── Information supplied
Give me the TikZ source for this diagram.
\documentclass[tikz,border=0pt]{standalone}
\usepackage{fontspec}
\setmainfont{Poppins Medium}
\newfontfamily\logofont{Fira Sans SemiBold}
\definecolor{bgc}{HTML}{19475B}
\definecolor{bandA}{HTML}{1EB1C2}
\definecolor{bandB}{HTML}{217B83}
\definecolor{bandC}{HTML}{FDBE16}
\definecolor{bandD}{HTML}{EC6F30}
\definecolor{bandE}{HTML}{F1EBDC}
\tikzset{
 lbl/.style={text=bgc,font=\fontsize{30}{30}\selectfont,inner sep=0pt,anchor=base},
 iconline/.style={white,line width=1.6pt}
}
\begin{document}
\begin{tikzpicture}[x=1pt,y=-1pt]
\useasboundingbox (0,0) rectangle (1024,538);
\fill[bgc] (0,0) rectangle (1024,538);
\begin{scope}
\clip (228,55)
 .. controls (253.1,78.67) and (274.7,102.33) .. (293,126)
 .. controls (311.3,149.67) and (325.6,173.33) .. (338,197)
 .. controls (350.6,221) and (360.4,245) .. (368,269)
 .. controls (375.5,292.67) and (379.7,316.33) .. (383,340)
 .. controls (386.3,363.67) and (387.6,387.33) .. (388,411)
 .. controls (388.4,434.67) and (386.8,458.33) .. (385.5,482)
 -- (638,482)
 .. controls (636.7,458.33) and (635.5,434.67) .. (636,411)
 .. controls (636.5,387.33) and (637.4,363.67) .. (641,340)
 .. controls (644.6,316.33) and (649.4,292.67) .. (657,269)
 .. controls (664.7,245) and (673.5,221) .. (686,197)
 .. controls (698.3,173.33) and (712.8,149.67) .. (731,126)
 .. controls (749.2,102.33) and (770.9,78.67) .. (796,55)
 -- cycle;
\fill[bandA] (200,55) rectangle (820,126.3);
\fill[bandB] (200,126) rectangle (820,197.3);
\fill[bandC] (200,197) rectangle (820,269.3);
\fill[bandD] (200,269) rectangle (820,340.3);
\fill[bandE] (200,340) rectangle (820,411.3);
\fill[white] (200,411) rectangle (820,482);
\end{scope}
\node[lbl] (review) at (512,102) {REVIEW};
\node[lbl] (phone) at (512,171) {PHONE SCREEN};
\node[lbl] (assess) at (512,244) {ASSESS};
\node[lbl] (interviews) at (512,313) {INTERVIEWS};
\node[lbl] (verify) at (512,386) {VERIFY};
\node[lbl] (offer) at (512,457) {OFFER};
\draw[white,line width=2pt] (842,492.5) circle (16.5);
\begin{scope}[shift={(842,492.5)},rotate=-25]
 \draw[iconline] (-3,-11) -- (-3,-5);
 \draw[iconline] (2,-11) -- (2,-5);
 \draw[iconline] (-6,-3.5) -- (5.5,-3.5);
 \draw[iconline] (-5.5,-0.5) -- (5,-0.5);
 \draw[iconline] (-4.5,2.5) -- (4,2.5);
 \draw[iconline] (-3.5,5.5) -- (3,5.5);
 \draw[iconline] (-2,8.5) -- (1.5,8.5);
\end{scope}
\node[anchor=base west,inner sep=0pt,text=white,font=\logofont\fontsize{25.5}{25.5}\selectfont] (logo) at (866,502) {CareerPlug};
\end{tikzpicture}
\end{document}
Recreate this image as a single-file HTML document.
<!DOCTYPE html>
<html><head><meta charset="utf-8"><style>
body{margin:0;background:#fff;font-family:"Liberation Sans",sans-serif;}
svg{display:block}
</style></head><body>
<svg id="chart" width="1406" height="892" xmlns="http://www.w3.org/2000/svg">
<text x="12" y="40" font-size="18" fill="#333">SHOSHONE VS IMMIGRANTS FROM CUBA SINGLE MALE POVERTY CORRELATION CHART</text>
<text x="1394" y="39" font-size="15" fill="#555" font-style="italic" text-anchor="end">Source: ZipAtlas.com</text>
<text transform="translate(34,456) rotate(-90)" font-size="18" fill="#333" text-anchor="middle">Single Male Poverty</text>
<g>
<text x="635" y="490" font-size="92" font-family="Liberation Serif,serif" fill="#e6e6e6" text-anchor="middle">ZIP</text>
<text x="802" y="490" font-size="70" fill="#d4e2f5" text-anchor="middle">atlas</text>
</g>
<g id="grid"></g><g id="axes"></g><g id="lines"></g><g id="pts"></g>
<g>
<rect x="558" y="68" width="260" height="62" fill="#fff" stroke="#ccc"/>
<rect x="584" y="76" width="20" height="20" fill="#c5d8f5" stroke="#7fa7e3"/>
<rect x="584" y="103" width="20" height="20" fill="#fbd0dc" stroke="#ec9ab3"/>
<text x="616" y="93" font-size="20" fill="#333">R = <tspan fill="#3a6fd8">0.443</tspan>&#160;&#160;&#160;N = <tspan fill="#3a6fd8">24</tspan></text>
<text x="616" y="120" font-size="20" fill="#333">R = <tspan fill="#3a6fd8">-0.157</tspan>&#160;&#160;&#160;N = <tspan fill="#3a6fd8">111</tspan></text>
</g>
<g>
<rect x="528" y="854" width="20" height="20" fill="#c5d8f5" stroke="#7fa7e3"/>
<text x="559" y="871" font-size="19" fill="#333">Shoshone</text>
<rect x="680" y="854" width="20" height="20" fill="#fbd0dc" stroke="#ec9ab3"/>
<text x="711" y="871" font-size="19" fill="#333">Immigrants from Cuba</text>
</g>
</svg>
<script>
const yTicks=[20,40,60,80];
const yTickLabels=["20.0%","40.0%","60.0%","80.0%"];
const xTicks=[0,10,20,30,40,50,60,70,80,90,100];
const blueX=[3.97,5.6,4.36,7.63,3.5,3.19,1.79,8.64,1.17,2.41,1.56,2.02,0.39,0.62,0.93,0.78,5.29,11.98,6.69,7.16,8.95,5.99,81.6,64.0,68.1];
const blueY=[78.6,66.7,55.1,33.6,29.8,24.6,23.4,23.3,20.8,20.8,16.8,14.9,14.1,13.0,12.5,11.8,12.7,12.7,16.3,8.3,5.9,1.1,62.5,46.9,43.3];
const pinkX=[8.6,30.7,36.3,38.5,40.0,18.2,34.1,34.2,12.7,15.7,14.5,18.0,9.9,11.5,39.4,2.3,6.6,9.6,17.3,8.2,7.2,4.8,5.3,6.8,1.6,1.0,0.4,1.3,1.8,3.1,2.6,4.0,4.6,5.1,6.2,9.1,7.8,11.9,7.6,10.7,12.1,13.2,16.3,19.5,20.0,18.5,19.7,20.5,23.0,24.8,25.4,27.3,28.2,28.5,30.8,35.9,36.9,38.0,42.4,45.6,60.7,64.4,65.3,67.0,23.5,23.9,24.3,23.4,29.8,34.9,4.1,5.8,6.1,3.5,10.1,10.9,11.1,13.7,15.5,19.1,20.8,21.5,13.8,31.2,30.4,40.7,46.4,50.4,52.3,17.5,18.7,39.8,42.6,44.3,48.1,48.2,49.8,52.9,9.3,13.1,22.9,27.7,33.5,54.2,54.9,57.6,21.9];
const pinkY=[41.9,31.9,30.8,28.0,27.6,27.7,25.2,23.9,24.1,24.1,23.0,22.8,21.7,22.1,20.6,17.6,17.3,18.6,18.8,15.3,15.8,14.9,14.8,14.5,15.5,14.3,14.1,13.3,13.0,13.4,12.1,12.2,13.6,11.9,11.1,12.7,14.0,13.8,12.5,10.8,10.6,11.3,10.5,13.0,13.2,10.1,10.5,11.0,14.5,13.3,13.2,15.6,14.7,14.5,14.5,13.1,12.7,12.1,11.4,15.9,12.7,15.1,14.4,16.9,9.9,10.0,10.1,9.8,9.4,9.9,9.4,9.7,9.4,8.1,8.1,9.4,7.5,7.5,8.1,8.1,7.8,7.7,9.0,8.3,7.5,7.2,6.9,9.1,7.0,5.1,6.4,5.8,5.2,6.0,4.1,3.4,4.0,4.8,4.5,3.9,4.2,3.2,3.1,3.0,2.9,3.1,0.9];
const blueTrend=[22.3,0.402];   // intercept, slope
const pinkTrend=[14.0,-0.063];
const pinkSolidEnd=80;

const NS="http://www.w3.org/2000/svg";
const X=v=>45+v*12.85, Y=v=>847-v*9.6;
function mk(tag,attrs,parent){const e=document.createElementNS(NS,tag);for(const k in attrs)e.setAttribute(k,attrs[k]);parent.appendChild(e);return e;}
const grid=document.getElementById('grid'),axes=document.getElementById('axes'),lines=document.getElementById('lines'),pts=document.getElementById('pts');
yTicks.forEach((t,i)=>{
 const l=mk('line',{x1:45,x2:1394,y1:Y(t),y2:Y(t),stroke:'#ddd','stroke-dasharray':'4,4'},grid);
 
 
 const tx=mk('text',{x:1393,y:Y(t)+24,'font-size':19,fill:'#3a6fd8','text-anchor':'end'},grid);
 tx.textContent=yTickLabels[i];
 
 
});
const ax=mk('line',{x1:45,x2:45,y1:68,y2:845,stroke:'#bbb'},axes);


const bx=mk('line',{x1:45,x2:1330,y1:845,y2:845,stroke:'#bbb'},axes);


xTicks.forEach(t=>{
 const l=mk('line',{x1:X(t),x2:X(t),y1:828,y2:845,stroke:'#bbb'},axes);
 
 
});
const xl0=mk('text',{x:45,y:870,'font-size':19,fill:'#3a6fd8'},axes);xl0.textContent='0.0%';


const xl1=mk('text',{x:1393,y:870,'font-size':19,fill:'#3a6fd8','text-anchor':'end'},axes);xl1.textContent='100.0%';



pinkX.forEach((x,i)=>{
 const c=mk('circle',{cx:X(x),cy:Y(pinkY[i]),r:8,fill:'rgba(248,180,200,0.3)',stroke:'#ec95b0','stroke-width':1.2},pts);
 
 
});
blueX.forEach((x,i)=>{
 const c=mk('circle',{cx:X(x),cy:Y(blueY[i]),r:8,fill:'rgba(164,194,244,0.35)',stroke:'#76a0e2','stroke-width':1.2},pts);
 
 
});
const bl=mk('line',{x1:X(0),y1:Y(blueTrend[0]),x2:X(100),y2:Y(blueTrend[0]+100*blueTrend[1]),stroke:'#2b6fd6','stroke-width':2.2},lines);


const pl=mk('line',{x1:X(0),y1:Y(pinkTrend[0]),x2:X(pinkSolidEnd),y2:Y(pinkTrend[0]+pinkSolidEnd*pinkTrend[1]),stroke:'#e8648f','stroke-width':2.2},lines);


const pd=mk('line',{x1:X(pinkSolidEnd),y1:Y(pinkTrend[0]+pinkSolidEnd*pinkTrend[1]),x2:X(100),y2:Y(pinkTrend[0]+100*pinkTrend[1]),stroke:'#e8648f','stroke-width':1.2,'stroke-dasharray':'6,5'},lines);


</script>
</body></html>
────
Goal: Look through the entries above for the word "this". Copy every line where it shows up.

Written solution:
Give me the TikZ source for this diagram.
Recreate this image as a single-file HTML document.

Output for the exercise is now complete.